The AIDS epidemic, as author Randy Shilts, says, didn’t happen to America, it was allowed to happen. Between “not inflaming the homophobics while not offending the gays”, government indifference, from all levels and all parties, scientists arguing over funding and credit rather than doing research, and gay activists more worried over their civil right to anonymous multiple partners than the lives of others, AIDS got a grip in America in a way that could easily have been, if not avoided, certainly minimised. It’s a book that will make you angry and saddened.

At the same time, you meet men and women, gay and straight, who were not afraid to tell the truth, to take on the problems of trying to deal with a disease that was either being ignored or denied, working with little or no support, inadequate or no funds, watching friends, loved ones, patients dying around them, fighting in the political, social, economic, and scientific arenas. Some of them ended up with the disease themselves but kept going. Some of the good guys are unexpected. For example C Everett Koop, a Reagan-appointed fundamentalist Christian, was the Surgeon General who treated AIDS as a public health issue, rather than a moral or social issue. It was late but it was something.

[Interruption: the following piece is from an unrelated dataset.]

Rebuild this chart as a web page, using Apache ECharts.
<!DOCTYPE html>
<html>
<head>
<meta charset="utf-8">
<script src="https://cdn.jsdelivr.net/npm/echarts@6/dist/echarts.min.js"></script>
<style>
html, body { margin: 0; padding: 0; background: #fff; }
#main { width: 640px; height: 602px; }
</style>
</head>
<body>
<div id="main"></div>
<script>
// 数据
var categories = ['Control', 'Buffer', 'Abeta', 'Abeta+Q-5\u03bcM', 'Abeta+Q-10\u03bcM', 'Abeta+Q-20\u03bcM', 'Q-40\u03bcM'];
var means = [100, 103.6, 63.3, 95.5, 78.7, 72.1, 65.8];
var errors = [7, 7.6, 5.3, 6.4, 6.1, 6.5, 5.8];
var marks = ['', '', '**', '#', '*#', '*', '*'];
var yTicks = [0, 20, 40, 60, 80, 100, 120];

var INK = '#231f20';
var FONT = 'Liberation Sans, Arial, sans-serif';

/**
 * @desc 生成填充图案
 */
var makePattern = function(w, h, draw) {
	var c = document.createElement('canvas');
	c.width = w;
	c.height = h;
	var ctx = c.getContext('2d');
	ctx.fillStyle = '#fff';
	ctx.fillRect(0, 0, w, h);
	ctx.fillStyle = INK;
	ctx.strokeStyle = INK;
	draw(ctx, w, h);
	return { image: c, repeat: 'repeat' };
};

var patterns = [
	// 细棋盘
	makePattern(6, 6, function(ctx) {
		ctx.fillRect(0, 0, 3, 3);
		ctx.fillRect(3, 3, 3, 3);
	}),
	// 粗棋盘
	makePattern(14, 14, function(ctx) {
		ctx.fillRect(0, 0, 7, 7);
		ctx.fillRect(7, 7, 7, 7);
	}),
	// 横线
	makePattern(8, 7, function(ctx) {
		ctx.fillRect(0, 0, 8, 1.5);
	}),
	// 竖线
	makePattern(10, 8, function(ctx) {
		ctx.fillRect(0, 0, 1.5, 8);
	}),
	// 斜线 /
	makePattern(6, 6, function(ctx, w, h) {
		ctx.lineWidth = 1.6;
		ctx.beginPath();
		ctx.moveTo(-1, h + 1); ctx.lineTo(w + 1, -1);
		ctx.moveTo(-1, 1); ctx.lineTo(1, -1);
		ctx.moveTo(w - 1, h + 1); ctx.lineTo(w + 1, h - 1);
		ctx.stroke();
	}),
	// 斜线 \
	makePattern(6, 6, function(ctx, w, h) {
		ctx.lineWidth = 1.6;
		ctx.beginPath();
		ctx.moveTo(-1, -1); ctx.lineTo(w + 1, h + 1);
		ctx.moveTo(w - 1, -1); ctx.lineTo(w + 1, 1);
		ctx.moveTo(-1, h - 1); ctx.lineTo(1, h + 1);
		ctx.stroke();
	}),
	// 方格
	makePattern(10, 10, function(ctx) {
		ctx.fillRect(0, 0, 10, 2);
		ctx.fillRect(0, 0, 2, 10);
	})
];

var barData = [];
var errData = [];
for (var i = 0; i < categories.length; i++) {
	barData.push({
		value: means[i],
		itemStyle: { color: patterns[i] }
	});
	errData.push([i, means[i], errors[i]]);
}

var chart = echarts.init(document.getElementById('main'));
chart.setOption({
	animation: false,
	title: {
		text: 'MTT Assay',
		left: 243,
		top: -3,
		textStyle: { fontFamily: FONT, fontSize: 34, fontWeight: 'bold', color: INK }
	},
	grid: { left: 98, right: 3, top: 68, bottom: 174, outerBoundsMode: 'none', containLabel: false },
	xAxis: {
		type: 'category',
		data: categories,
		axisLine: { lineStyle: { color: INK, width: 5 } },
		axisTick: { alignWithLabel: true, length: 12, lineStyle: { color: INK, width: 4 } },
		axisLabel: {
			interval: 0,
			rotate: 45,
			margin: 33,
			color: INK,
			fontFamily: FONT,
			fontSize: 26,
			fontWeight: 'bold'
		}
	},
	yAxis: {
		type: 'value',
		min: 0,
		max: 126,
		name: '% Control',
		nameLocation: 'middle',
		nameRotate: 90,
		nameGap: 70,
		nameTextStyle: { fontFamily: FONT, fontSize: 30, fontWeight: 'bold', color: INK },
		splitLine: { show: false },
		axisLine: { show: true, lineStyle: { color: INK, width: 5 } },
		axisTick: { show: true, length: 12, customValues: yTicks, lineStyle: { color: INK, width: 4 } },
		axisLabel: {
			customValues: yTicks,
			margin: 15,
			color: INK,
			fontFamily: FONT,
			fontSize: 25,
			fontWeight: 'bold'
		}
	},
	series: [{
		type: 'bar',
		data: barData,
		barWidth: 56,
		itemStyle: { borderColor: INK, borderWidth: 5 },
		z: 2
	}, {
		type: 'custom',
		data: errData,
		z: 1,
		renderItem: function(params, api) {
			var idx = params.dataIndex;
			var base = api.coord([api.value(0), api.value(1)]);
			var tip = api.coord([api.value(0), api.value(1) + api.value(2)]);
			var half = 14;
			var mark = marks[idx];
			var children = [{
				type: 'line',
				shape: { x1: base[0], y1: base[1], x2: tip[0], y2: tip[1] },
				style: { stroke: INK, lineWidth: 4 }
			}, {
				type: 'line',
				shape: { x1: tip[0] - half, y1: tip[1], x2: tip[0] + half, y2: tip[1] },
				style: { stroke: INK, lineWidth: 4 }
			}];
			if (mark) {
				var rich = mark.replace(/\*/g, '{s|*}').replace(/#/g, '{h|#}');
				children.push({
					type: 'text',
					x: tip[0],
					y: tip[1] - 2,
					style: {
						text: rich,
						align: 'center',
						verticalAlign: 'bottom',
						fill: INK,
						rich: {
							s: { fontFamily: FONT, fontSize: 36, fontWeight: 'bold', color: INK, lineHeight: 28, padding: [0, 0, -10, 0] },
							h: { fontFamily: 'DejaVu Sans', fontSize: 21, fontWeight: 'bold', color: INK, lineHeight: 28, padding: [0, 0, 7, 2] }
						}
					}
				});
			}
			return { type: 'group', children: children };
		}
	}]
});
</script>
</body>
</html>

Some of the people are inspiring, some infuriating, some touching, some more ambivalent. The infamous Patient Zero, Gaetan Dugas, deliberately was having sex without telling his partners he had the disease or taking any precautions. And yet, while he angers with his actions, he comes across sometimes as a tragic figure, tormented by chance and his personal demons. Although Shilts has been accused of creating a gay bogeyman in Dugas, I thought his portrayal was compassionate without losing sight of Dugas’s role.

The book covers the year 1980 to 1985 in detail, culminating in Rock Hudson’s announcement of his disease, when AIDS finally became part of the public discussion. Apart from the social and political story, it is also fascinating to read how a new disease is recognised, found, defined and isolated. And for a book full of science, technical terms, and government departments and acronyms, it’s quite the page turner. Its believed AIDS arrived in the US in 1976 with the Bicentennial celebrations. Before then it was already in Africa and France. Only in America, because of how it first presented, did it become known as the gay disease, with disasterous consequences worldwide. Shilts was the only journalist to follow the story from the beginning, and was uniquely placed to write this book. We should be grateful he did.

There is still no cure for AIDS, only treatments. As more young gay men, as I am told, are thinking AIDS is no longer a threat, this book may still be timely reading.